AT THE START of the new year, Methodists make a distinctive resolution.
The Covenant Service is often celebrated on the first Sunday of the year. It is at the heart of Methodists’ devotion, discipleship, and dedication to social justice. In the service the Church joyfully celebrates God’s offer of loving relationship.
Last January I began attending a Methodist Church. I experienced the Covenant Service for the first time and found it deeply moving. It affirmed my decision to join the Methodist Church in May 2022.
The closest experience I have found in other churches is the renewal of baptismal promises at the Easter Vigil, which takes place in many Roman Catholic and some Anglican churches. The Covenant Prayer at the heart of the service is similar to St Ignatius of Loyola‘s prayer of receiving, and St Charles de Foucauld‘s prayer of abandon. Both have influenced my faith journey.
So this year, I decided to look into it more deeply. This is what I found, summarised from the Methodist Church website:
The Covenant is not a contract. It does not involve God and human beings agreeing to provide particular goods and services for each other!
It is not something that we have to do to create a relationship with God. God has freely and graciously already made it possible. Rather, the Covenant is the means by which we accept the relationship, then seek to sustain it.
God’s gracious offer to us is also a challenge. If God is committed to us, are we prepared to accept that as reality? Can we commit ourselves in return to God? If we choose to accept it, how can we manage to live out our commitment adequately?
Origins of the Covenant Service
This idea of Covenant was basic to the understanding of Christian discipleship of John Wesley, the founder of Methodism. He compared the relationship with God in Covenant to a marriage. This marriage was between human beings, both as a community and as individuals, and God in Christ. His original Covenant Prayer echoed traditional Christian marriage vows, taking Christ as
‘my Head and Husband, for better, for worse, for richer, for poorer, for all times and conditions, to love, honour and obey thee before all others, and this to the death’.
This understanding of covenant was particularly interesting to me. My husband and I were the first couple in the UK to register a civil partnership in a place of worship, in May 2012. We wrote our own service. Since it was not legally possible for a same-gender couple to marry in the UK at that time, we avoided using any language associated with traditional marriage. We made promises, not vows. We made a covenant to one another. This was based on ancient rites of adelphopoiesis or ‘brother-making’. These rites date back to the early Christian church.

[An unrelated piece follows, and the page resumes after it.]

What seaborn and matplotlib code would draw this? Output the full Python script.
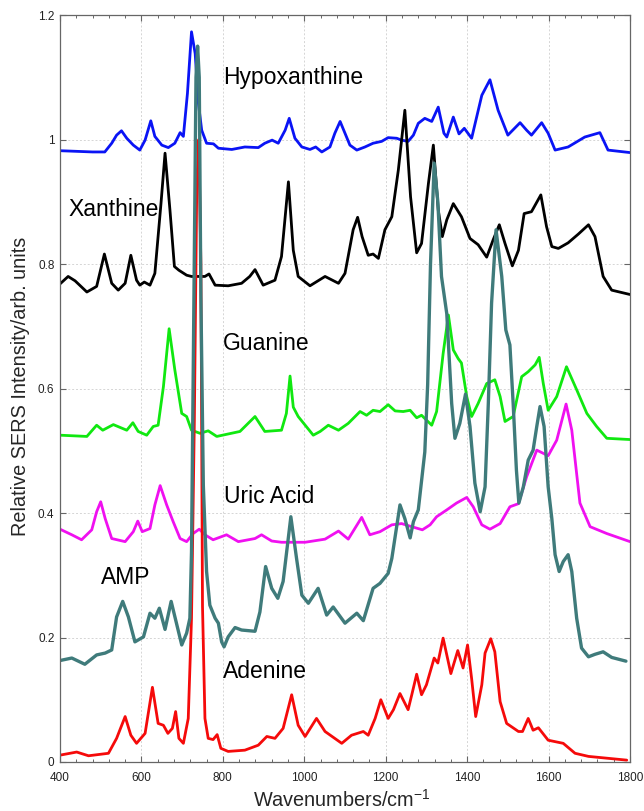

Wesley recognised that people needed not just to accept but also to grow in relationship with God. He emphasised that God’s grace and love constantly prompt and seek to transform us. So, we should continually seek and pray to grow in holiness and love. Wesley saw the need for a regular ceremony to help people to hear God’s offer and challenge ever more deeply, and to allow God to prompt and help them to respond.
In 1755 Wesley created a service adapted from the Puritan tradition of pastoral and spiritual guidance. Wesley’s Covenant Service took place within a framework of pastoral care, preaching and guidance. It linked personal devotion with collective worship, caring for particular Christian community, and the individuals within that community.
The service was originally offered during a communion service after a day’s retreat for people to prepare themselves. Wesley thought that the sacrament of communion made real all that was said in the Covenant. He urged Methodists to put Communion at the centre of their spiritual life and share in it often.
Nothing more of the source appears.